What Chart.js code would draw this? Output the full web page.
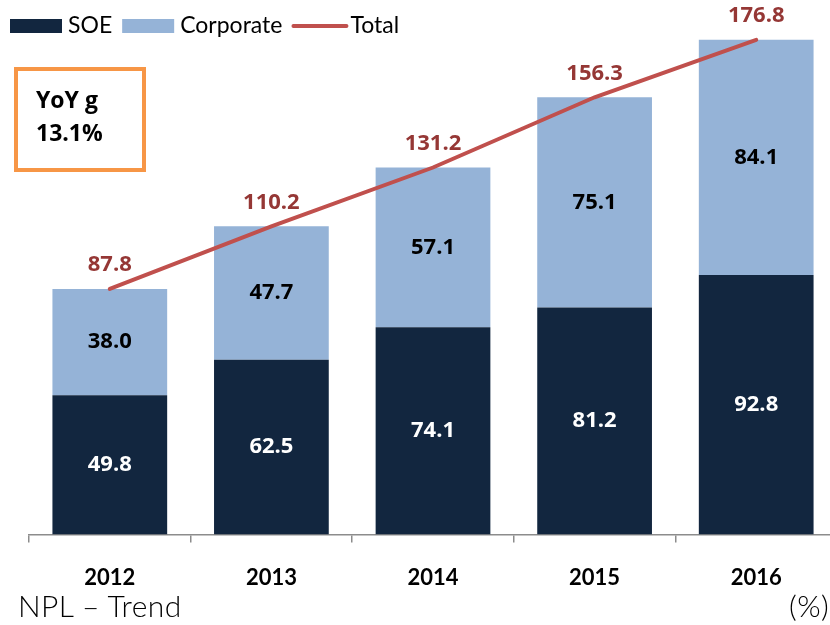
<!DOCTYPE html>
<html lang="en">
<head>
    <meta charset="UTF-8">
    <title>NPL – Trend</title>
    <script src="https://cdn.jsdelivr.net/npm/chart.js"></script>
    <style>
        html, body {
            margin: 0;
            padding: 0;
            background: #fff;
            overflow: hidden;
            width: 830px;
            height: 625px;
        }
        #wrap {
            position: absolute;
            left: 0;
            top: 0;
            width: 840px;
            height: 613px;
        }
        .yoy {
            position: absolute;
            left: 14px;
            top: 67px;
            width: 124px;
            height: 97px;
            border: 4px solid #f79646;
            font-family: "Open Sans", sans-serif;
            font-weight: bold;
            font-size: 23px;
            line-height: 33px;
            color: #000;
            box-sizing: content-box;
        }
        .yoy div { padding-left: 18px; }
        .yoy div:first-child { margin-top: 12px; }
        .foot {
            position: absolute;
            top: 587px;
            font-family: "Lato", sans-serif;
            font-weight: 300;
            font-size: 30px;
            letter-spacing: 0.4px;
            color: #000;
        }
    </style>
</head>
<body>
    <div id="wrap"><canvas id="nplChart" width="840" height="613"></canvas></div>
    <div class="yoy"><div>YoY g</div><div>13.1%</div></div>
    <div class="foot" style="left:18px;">NPL – Trend</div>
    <div class="foot" style="left:789px;">(%)</div>

    <script>
        const years = ['2012', '2013', '2014', '2015', '2016'];
        const soe = [49.8, 62.5, 74.1, 81.2, 92.8];
        const corporate = [38.0, 47.7, 57.1, 75.1, 84.1];
        const total = [87.8, 110.2, 131.2, 156.3, 176.8];

        // legend drawn by hand so the line entry can be a thin stroke
        const legendPlugin = {
            id: 'topLegend',
            afterDraw(chart) {
                const c = chart.ctx;
                c.save();
                c.font = '23px Lato, sans-serif';
                c.textBaseline = 'middle';
                let x = 10;
                const y = 26;
                const order = ['SOE', 'Corporate', 'Total'];
                order.forEach(name => {
                    const ds = chart.data.datasets.find(d => d.label === name);
                    if (ds.type === 'line') {
                        c.strokeStyle = ds.borderColor;
                        c.lineWidth = 4;
                        c.lineCap = 'round';
                        c.beginPath();
                        c.moveTo(x + 1, y);
                        c.lineTo(x + 54, y);
                        c.stroke();
                    } else {
                        c.fillStyle = ds.backgroundColor;
                        c.fillRect(x, y - 7, 52, 14);
                    }
                    c.fillStyle = '#000';
                    c.fillText(ds.label, x + 58, y);
                    x += 58 + c.measureText(ds.label).width + 10;
                });
                c.restore();
            }
        };

        const labelPlugin = {
            id: 'valueLabels',
            afterDatasetsDraw(chart) {
                const c = chart.ctx;
                c.save();
                c.textAlign = 'center';
                c.textBaseline = 'middle';
                c.font = 'bold 22px "Open Sans", sans-serif';
                chart.data.datasets.forEach((ds, i) => {
                    const meta = chart.getDatasetMeta(i);
                    meta.data.forEach((el, j) => {
                        const v = ds.data[j].toFixed(1);
                        if (ds.type === 'line') {
                            c.fillStyle = '#953735';
                            c.fillText(v, el.x, el.y - 24);
                        } else {
                            c.fillStyle = ds.label === 'SOE' ? '#fff' : '#000';
                            c.fillText(v, el.x, (el.y + el.base) / 2);
                        }
                    });
                });
                c.restore();
            }
        };

        const ctx = document.getElementById('nplChart').getContext('2d');
        new Chart(ctx, {
            type: 'bar',
            data: {
                labels: years,
                datasets: [
                    {
                        label: 'Total',
                        type: 'line',
                        data: total,
                        borderColor: '#c0504d',
                        backgroundColor: '#c0504d',
                        borderWidth: 4,
                        borderCapStyle: 'round',
                        pointRadius: 0,
                        tension: 0,
                        order: 0
                    },
                    {
                        label: 'SOE',
                        data: soe,
                        backgroundColor: '#12263f',
                        stack: 's',
                        order: 2
                    },
                    {
                        label: 'Corporate',
                        data: corporate,
                        backgroundColor: '#95b3d7',
                        stack: 's',
                        order: 2
                    }
                ]
            },
            options: {
                responsive: false,
                animation: false,
                events: [],
                layout: { padding: { left: 29, right: 3, top: 3, bottom: 0 } },
                datasets: {
                    bar: { barPercentage: 0.71, categoryPercentage: 1 }
                },
                plugins: {
                    legend: { display: false },
                    tooltip: { enabled: false }
                },
                scales: {
                    x: {
                        stacked: true,
                        grid: {
                            drawOnChartArea: false,
                            drawTicks: true,
                            tickLength: 8,
                            color: '#8c8c8c',
                            lineWidth: 1.5
                        },
                        border: { display: true, color: '#8c8c8c', width: 1.5 },
                        ticks: {
                            color: '#000',
                            padding: 22,
                            font: { family: 'Lato', weight: 'bold', size: 22 }
                        }
                    },
                    y: {
                        display: false,
                        stacked: true,
                        min: 0,
                        max: 190
                    }
                }
            },
            plugins: [legendPlugin, labelPlugin]
        });
    </script>
</body>
</html>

- _Stated task_: Please reproduce the listing exactly from its opening line through the line that contains "const total = [87.8, 110.2, 131.2, 156.3, 176.8];", both included, with all pictures omitted.

- _Worked answer_:
What Chart.js code would draw this? Output the full web page.
<!DOCTYPE html>
<html lang="en">
<head>
    <meta charset="UTF-8">
    <title>NPL – Trend</title>
    <script src="https://cdn.jsdelivr.net/npm/chart.js"></script>
    <style>
        html, body {
            margin: 0;
            padding: 0;
            background: #fff;
            overflow: hidden;
            width: 830px;
            height: 625px;
        }
        #wrap {
            position: absolute;
            left: 0;
            top: 0;
            width: 840px;
            height: 613px;
        }
        .yoy {
            position: absolute;
            left: 14px;
            top: 67px;
            width: 124px;
            height: 97px;
            border: 4px solid #f79646;
            font-family: "Open Sans", sans-serif;
            font-weight: bold;
            font-size: 23px;
            line-height: 33px;
            color: #000;
            box-sizing: content-box;
        }
        .yoy div { padding-left: 18px; }
        .yoy div:first-child { margin-top: 12px; }
        .foot {
            position: absolute;
            top: 587px;
            font-family: "Lato", sans-serif;
            font-weight: 300;
            font-size: 30px;
            letter-spacing: 0.4px;
            color: #000;
        }
    </style>
</head>
<body>
    <div id="wrap"><canvas id="nplChart" width="840" height="613"></canvas></div>
    <div class="yoy"><div>YoY g</div><div>13.1%</div></div>
    <div class="foot" style="left:18px;">NPL – Trend</div>
    <div class="foot" style="left:789px;">(%)</div>

    <script>
        const years = ['2012', '2013', '2014', '2015', '2016'];
        const soe = [49.8, 62.5, 74.1, 81.2, 92.8];
        const corporate = [38.0, 47.7, 57.1, 75.1, 84.1];
        const total = [87.8, 110.2, 131.2, 156.3, 176.8];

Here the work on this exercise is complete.